**What the task requires:** Print exactly, please, the lines from the top of the entries below up to and including the line with "(top) -- (evaltip);", and nothing else; pictures are excluded.

..........

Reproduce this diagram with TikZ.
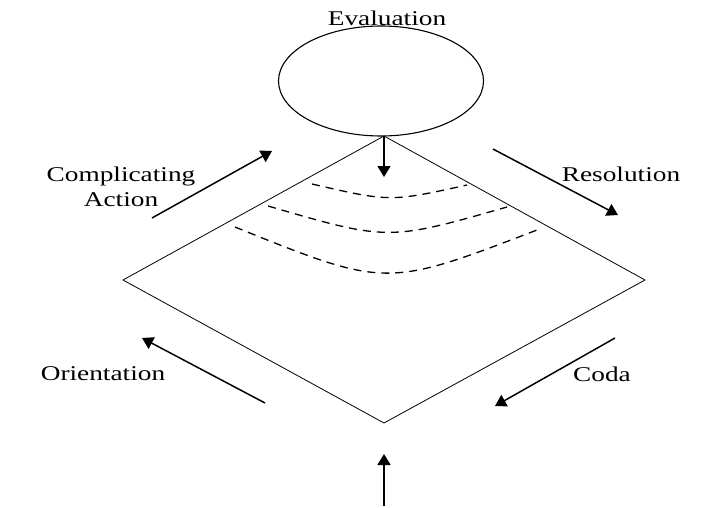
\documentclass[tikz,border=0pt]{standalone}
\usepackage{fontspec}
\setmainfont{Liberation Serif}
\usetikzlibrary{
  shapes.geometric
  , calc
  , arrows.meta
}

\tikzset{
  lbl/.style={font=\fontsize{21}{25}\selectfont, xscale=1.3, align=center, inner sep=0pt},
  edge/.style={line width=0.8pt},
  flow/.style={line width=1.5pt, -{Triangle[length=11pt,width=13pt]}},
  wave/.style={line width=1.3pt, dash pattern=on 8pt off 6pt},
}

\begin{document}
\begin{tikzpicture}[x=1pt, y=-1pt]
      \useasboundingbox (0,0) rectangle (704,508);

      % evaluation bubble
      \node [ellipse, draw=black, line width=1.1pt,
        minimum width=205pt, minimum height=110pt,
        inner sep=0pt] (eval) at (381,81) {};
      \node [lbl] (evaltxt) at (387,18) {Evaluation};

      % the narrative diamond
      \coordinate (top) at (384,136);
      \coordinate (left) at (123,280);
      \coordinate (right) at (645,280);
      \coordinate (bottom) at (384,423);
      \draw [edge] (top) -- (right) -- (bottom) -- (left) -- cycle;

      % arrow from evaluation into the diamond
      \coordinate (evaltip) at (384,177);
      \draw [flow] (top) -- (evaltip);

      % dashed waves
      \draw [wave] (312,184) .. controls (390,202) .. (467,185);
      \draw [wave] (268,206) .. controls (388,241) .. (507,207);
      \draw [wave] (235,227) .. controls (386,288) .. (537,230);

      % side arrows
      \coordinate (ca-s) at (152,218);
      \coordinate (ca-e) at (272,151);
      \draw [flow] (ca-s) -- (ca-e);
      \node [lbl] (catxt) at (121,187) {Complicating\\Action};

      \coordinate (res-s) at (493,149);
      \coordinate (res-e) at (618,215);
      \draw [flow] (res-s) -- (res-e);
      \node [lbl] (restxt) at (621,174) {Resolution};

      \coordinate (or-s) at (265,403);
      \coordinate (or-e) at (142,338);
      \draw [flow] (or-s) -- (or-e);
      \node [lbl] (ortxt) at (103,374) {Orientation};

      \coordinate (co-s) at (615,338);
      \coordinate (co-e) at (495,406);
      \draw [flow] (co-s) -- (co-e);
      \node [lbl] (cotxt) at (602,374) {Coda};

      % arrow into the bottom
      \coordinate (in-s) at (384,506);
      \coordinate (in-e) at (384,454);
      \draw [flow] (in-s) -- (in-e);
    \end{tikzpicture}
\end{document}
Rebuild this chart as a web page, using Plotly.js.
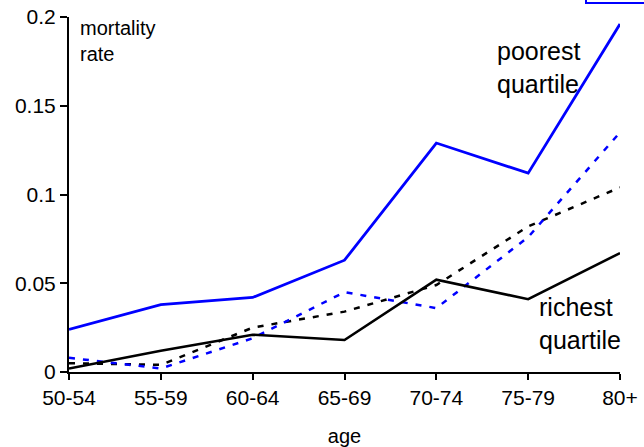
<!DOCTYPE html>
<html>
<head>
<meta charset="utf-8">
<script src="https://cdn.plot.ly/plotly-3.0.1.min.js"></script>
<style>html,body{margin:0;padding:0;background:#fff;}#chart{width:644px;height:447px;}</style>
</head>
<body>
<div id="chart"></div>
<script>
const ageGroups = ["50-54", "55-59", "60-64", "65-69", "70-74", "75-79", "80+"];
const poorestQuartile = [0.024, 0.038, 0.042, 0.063, 0.129, 0.112, 0.196];
const richestQuartile = [0.002, 0.012, 0.021, 0.018, 0.052, 0.041, 0.067];
const poorestDashed = [0.008, 0.002, 0.019, 0.045, 0.036, 0.076, 0.135];
const richestDashed = [0.005, 0.004, 0.025, 0.034, 0.049, 0.082, 0.104];
const yTicks = [0, 0.05, 0.1, 0.15, 0.2];
const yTickLabels = ["0", "0.05", "0.1", "0.15", "0.2"];

const FONT = "Liberation Sans, Arial, sans-serif";

const traces = [
  {x: ageGroups, y: richestDashed, mode: "lines", name: "richest (dashed)",
   line: {color: "#000000", width: 2.5, dash: "6px,8px"}},
  {x: ageGroups, y: poorestDashed, mode: "lines", name: "poorest (dashed)",
   line: {color: "#0000ff", width: 2.5, dash: "6px,8px"}},
  {x: ageGroups, y: richestQuartile, mode: "lines", name: "richest quartile",
   line: {color: "#000000", width: 2.6}},
  {x: ageGroups, y: poorestQuartile, mode: "lines", name: "poorest quartile",
   line: {color: "#0000ff", width: 2.8}}
];

const layout = {
  width: 644, height: 447,
  margin: {l: 69, r: 24, t: 17, b: 75},
  paper_bgcolor: "#ffffff", plot_bgcolor: "#ffffff",
  showlegend: false,
  font: {family: FONT, size: 21, color: "#000"},
  xaxis: {
    type: "category", range: [0, 6],
    showgrid: false, zeroline: false,
    showline: true, linecolor: "#000", linewidth: 2,
    ticks: "outside", ticklen: 6, tickwidth: 2, tickcolor: "#000",
    tickfont: {family: FONT, size: 21, color: "#000"},
    title: {text: "age", font: {family: FONT, size: 20, color: "#000"}, standoff: 22},
    automargin: false
  },
  yaxis: {
    range: [0, 0.2],
    tickvals: yTicks, ticktext: yTickLabels,
    showgrid: false, zeroline: false,
    showline: true, linecolor: "#000", linewidth: 2,
    ticks: "outside", ticklen: 7, tickwidth: 2, tickcolor: "#000",
    tickfont: {family: FONT, size: 21, color: "#000"},
    automargin: false
  },
  annotations: [
    {xref: "paper", yref: "paper", x: 0.016, y: 1.005, xanchor: "left", yanchor: "top",
     align: "left", showarrow: false, text: "mortality<br>rate",
     font: {family: FONT, size: 20, color: "#000"}},
    {xref: "paper", yref: "paper", x: (538 - 69) / 551, y: (372 - 67) / 355,
     xanchor: "center", yanchor: "middle", align: "left", showarrow: false,
     text: "poorest<br>quartile", font: {family: FONT, size: 25, color: "#000"}},
    {xref: "paper", yref: "paper", x: (580 - 69) / 551, y: (372 - 323) / 355,
     xanchor: "center", yanchor: "middle", align: "left", showarrow: false,
     text: "richest<br>quartile", font: {family: FONT, size: 25, color: "#000"}}
  ],
  shapes: [
    {type: "rect", xref: "paper", yref: "paper",
     x0: (586 - 69) / 551, x1: (652 - 69) / 551,
     y0: (372 - 3) / 355, y1: (372 + 20) / 355,
     line: {color: "#0000ff", width: 2}, fillcolor: "rgba(0,0,0,0)"}
  ]
};

Plotly.newPlot("chart", traces, layout, {displayModeBar: false, staticPlot: true});
</script>
</body>
</html>
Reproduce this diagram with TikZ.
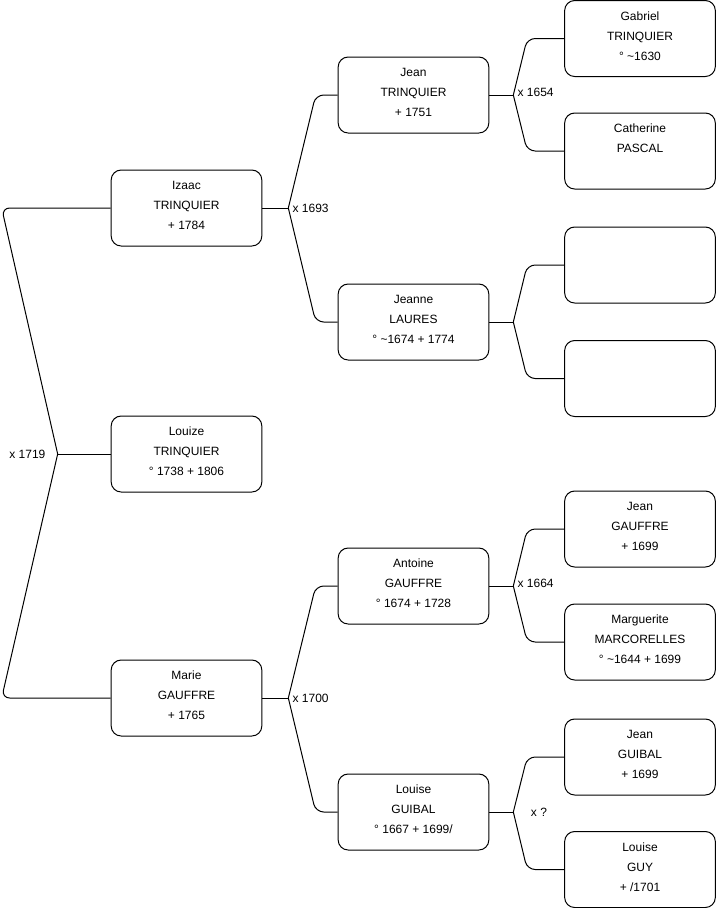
\documentclass[tikz,border=0pt]{standalone}
\usepackage{fontspec}
\setmainfont{Liberation Sans}
\begin{document}
\begin{tikzpicture}[x=0.75pt,y=-0.75pt,
    person/.style={draw,rounded corners=7.5pt,minimum width=113pt,minimum height=57pt,
      align=center,font=\fontsize{9}{15}\selectfont,text depth=4pt,line width=0.75pt},
    branch/.style={rounded corners=6pt,line width=0.75pt},
    union/.style={font=\fontsize{9}{11}\selectfont,inner sep=3pt}]
    \useasboundingbox (0,0) rectangle (716,908);
    % generation 1
    \node[person] (louize) at (186.5,454) {Louize\\TRINQUIER\\° 1738 + 1806};
    \node[person] (izaac) at (186.5,208) {Izaac\\TRINQUIER\\+ 1784};
    \node[person] (marie) at (186.5,698) {Marie\\GAUFFRE\\+ 1765};
    % generation 2
    \node[person] (jean) at (413.5,95) {Jean\\TRINQUIER\\+ 1751};
    \node[person] (jeanne) at (413.5,322) {Jeanne\\LAURES\\° \textasciitilde1674 + 1774};
    \node[person] (antoine) at (413.5,586) {Antoine\\GAUFFRE\\° 1674 + 1728};
    \node[person] (louiseg) at (413.5,812) {Louise\\GUIBAL\\° 1667 + 1699/};
    % generation 3
    \node[person] (gabriel) at (640,38.5) {Gabriel\\TRINQUIER\\° \textasciitilde1630};
    \node[person] (catherine) at (640,151) {Catherine\\PASCAL\\\mbox{}};
    \node[person] (unknowna) at (640,265) {};
    \node[person] (unknownb) at (640,378.5) {};
    \node[person] (jeang) at (640,529) {Jean\\GAUFFRE\\+ 1699};
    \node[person] (marguerite) at (640,642) {Marguerite\\MARCORELLES\\° \textasciitilde1644 + 1699};
    \node[person] (jeangb) at (640,757) {Jean\\GUIBAL\\+ 1699};
    \node[person] (louiseguy) at (640,869.5) {Louise\\GUY\\+ /1701};

    % parents of Louize
    \draw[line width=0.75pt] (louize.west) -- ++(-53,0) coordinate (r0);
    \draw[branch] (r0) -- ([xshift=-81.75pt]izaac.west) -- (izaac.west);
    \draw[branch] (r0) -- ([xshift=-81.75pt]marie.west) -- (marie.west);
    \node[union,left=6pt] (u0) at (r0) {x 1719};

    % parents of Izaac
    \draw[line width=0.75pt] (izaac.east) -- ++(26,0) coordinate (r1);
    \draw[branch] (r1) -- ([xshift=-16.5pt]jean.west) -- (jean.west);
    \draw[branch] (r1) -- ([xshift=-16.5pt]jeanne.west) -- (jeanne.west);
    \node[union,right] (u1) at (r1) {x 1693};

    % parents of Marie
    \draw[line width=0.75pt] (marie.east) -- ++(26,0) coordinate (r2);
    \draw[branch] (r2) -- ([xshift=-16.5pt]antoine.west) -- (antoine.west);
    \draw[branch] (r2) -- ([xshift=-16.5pt]louiseg.west) -- (louiseg.west);
    \node[union,right] (u2) at (r2) {x 1700};

    % parents of Jean
    \draw[line width=0.75pt] (jean.east) -- ++(24,0) coordinate (r3);
    \draw[branch] (r3) -- ([xshift=-27.75pt]gabriel.west) -- (gabriel.west);
    \draw[branch] (r3) -- ([xshift=-27.75pt]catherine.west) -- (catherine.west);
    \node[union,right,yshift=2pt] (u3) at (r3) {x 1654};

    % parents of Jeanne
    \draw[line width=0.75pt] (jeanne.east) -- ++(24,0) coordinate (r4);
    \draw[branch] (r4) -- ([xshift=-27.75pt]unknowna.west) -- (unknowna.west);
    \draw[branch] (r4) -- ([xshift=-27.75pt]unknownb.west) -- (unknownb.west);

    % parents of Antoine
    \draw[line width=0.75pt] (antoine.east) -- ++(24,0) coordinate (r5);
    \draw[branch] (r5) -- ([xshift=-27.75pt]jeang.west) -- (jeang.west);
    \draw[branch] (r5) -- ([xshift=-27.75pt]marguerite.west) -- (marguerite.west);
    \node[union,right,yshift=2pt] (u5) at (r5) {x 1664};

    % parents of Louise
    \draw[line width=0.75pt] (louiseg.east) -- ++(24,0) coordinate (r6);
    \draw[branch] (r6) -- ([xshift=-27.75pt]jeangb.west) -- (jeangb.west);
    \draw[branch] (r6) -- ([xshift=-27.75pt]louiseguy.west) -- (louiseguy.west);
    \node[union,right,xshift=10pt] (u6) at (r6) {x ?};
\end{tikzpicture}
\end{document}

..........

**Written reply:**
Reproduce this diagram with TikZ.
\documentclass[tikz,border=0pt]{standalone}
\usepackage{fontspec}
\setmainfont{Liberation Serif}
\usetikzlibrary{
  shapes.geometric
  , calc
  , arrows.meta
}

\tikzset{
  lbl/.style={font=\fontsize{21}{25}\selectfont, xscale=1.3, align=center, inner sep=0pt},
  edge/.style={line width=0.8pt},
  flow/.style={line width=1.5pt, -{Triangle[length=11pt,width=13pt]}},
  wave/.style={line width=1.3pt, dash pattern=on 8pt off 6pt},
}

\begin{document}
\begin{tikzpicture}[x=1pt, y=-1pt]
      \useasboundingbox (0,0) rectangle (704,508);

      % evaluation bubble
      \node [ellipse, draw=black, line width=1.1pt,
        minimum width=205pt, minimum height=110pt,
        inner sep=0pt] (eval) at (381,81) {};
      \node [lbl] (evaltxt) at (387,18) {Evaluation};

      % the narrative diamond
      \coordinate (top) at (384,136);
      \coordinate (left) at (123,280);
      \coordinate (right) at (645,280);
      \coordinate (bottom) at (384,423);
      \draw [edge] (top) -- (right) -- (bottom) -- (left) -- cycle;

      % arrow from evaluation into the diamond
      \coordinate (evaltip) at (384,177);
      \draw [flow] (top) -- (evaltip);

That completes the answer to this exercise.